>>>>>

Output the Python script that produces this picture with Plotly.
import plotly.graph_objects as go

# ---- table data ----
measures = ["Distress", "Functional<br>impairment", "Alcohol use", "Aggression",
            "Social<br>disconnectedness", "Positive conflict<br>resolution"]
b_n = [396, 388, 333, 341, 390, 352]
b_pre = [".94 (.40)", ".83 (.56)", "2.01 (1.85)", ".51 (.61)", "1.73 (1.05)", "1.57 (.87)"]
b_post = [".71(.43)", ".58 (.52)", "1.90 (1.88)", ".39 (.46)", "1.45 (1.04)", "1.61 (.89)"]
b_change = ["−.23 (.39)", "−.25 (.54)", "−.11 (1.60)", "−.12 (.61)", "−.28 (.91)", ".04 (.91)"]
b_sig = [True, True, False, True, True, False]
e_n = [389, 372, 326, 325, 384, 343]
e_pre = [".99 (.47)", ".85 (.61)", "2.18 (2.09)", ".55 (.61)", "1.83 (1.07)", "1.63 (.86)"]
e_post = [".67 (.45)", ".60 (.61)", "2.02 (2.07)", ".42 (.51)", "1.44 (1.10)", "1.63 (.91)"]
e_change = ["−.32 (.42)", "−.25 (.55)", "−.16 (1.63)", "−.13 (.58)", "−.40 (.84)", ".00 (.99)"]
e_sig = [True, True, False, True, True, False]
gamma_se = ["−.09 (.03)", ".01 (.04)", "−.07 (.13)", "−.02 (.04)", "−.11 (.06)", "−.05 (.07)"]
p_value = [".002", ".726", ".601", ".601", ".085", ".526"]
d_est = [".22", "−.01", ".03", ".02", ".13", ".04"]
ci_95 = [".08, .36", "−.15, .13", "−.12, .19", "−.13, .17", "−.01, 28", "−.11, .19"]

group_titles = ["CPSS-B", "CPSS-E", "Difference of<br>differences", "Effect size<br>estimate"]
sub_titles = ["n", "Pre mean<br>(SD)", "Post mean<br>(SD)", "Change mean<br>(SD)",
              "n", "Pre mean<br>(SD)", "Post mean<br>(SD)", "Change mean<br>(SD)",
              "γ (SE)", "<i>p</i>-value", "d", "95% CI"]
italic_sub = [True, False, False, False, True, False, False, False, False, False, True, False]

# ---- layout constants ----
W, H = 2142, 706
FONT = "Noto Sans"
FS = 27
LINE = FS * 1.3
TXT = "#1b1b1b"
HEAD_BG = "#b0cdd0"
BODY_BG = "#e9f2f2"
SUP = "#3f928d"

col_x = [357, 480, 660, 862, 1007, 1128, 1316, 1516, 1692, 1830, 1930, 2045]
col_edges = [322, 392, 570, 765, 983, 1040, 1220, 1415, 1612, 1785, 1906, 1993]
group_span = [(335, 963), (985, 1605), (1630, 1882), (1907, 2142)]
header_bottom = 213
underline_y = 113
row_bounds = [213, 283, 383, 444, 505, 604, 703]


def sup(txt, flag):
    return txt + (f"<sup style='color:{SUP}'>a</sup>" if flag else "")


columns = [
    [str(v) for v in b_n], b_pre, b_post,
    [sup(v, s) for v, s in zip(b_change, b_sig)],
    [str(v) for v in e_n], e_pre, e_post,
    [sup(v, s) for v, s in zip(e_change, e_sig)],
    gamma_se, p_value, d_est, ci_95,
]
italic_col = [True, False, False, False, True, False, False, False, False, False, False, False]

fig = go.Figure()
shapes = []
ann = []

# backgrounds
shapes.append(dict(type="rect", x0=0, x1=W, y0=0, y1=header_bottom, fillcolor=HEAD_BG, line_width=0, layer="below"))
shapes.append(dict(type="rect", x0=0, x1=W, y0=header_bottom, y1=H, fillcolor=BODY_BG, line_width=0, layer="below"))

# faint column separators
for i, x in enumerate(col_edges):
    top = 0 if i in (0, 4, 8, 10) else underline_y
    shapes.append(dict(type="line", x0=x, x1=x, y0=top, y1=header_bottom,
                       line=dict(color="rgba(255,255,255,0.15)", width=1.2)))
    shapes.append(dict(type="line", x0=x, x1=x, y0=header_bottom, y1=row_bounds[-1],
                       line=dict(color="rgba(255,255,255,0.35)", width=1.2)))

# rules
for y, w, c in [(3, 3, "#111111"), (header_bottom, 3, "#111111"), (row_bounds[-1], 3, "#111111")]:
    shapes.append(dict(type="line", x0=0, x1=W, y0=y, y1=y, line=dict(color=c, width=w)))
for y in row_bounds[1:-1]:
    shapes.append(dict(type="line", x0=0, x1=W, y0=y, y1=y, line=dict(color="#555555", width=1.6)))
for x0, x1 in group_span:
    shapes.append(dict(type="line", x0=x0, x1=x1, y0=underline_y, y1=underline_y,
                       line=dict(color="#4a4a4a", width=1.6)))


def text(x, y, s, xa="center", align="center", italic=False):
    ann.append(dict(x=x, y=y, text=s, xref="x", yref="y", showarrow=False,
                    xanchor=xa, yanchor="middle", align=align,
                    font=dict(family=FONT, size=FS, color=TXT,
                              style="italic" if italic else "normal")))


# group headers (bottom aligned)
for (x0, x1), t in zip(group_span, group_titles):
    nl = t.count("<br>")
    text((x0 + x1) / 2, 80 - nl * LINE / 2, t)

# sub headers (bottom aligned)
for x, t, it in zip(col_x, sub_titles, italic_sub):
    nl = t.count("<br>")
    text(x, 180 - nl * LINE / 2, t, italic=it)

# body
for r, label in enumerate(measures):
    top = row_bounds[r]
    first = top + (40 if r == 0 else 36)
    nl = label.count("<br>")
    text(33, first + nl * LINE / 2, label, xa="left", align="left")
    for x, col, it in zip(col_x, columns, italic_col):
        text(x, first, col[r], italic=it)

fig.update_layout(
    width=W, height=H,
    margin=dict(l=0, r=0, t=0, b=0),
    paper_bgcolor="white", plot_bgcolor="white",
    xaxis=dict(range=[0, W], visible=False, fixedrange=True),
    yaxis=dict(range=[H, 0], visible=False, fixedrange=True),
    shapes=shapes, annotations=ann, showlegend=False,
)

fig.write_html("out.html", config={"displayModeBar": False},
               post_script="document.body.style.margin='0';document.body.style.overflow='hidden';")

<<<<<
>>>>>

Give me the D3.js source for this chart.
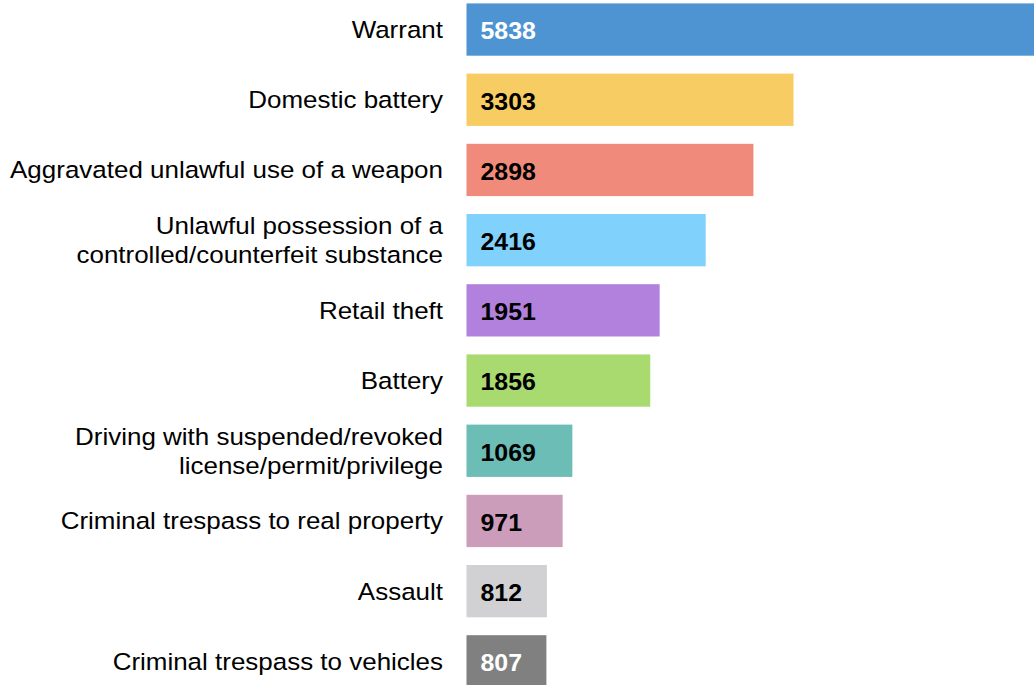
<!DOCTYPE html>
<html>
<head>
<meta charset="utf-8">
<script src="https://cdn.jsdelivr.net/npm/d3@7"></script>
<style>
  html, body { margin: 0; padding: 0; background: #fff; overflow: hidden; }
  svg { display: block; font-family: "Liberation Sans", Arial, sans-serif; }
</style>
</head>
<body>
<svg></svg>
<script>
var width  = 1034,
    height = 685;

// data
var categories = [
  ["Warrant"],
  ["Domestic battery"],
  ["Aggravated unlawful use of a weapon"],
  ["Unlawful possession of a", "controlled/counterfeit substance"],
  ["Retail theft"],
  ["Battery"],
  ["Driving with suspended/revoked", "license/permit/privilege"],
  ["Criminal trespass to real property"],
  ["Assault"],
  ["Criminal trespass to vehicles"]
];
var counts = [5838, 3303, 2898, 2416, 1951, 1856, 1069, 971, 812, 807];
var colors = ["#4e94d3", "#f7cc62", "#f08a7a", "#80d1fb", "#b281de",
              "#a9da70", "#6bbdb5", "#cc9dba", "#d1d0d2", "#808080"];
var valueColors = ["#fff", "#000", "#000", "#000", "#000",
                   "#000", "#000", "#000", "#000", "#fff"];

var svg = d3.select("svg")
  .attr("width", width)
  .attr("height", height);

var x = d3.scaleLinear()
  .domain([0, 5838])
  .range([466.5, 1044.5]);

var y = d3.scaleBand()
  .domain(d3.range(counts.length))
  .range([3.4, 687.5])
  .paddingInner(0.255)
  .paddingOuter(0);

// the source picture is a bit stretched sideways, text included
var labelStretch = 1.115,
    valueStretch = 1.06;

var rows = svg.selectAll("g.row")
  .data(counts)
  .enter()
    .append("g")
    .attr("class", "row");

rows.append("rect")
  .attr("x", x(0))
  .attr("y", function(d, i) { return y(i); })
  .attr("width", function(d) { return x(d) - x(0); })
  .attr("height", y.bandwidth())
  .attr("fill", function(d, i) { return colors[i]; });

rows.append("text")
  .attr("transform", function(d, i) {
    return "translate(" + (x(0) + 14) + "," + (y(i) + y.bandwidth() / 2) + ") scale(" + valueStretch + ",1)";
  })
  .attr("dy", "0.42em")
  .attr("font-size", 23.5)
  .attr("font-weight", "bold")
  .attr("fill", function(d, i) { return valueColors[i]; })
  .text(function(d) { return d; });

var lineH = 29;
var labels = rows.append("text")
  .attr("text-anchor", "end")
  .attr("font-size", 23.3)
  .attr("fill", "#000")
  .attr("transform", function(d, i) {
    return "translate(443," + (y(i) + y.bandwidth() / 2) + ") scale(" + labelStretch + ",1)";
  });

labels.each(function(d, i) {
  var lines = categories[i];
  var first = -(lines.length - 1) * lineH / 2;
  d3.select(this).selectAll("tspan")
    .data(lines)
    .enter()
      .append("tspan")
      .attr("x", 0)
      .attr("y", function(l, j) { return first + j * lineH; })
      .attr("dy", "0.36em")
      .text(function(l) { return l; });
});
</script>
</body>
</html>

<<<<<

-- What this task involves --
Gather up every line from the listing above in which the word "picture" occurs.

-- Reply --
Output the Python script that produces this picture with Plotly.
// the source picture is a bit stretched sideways, text included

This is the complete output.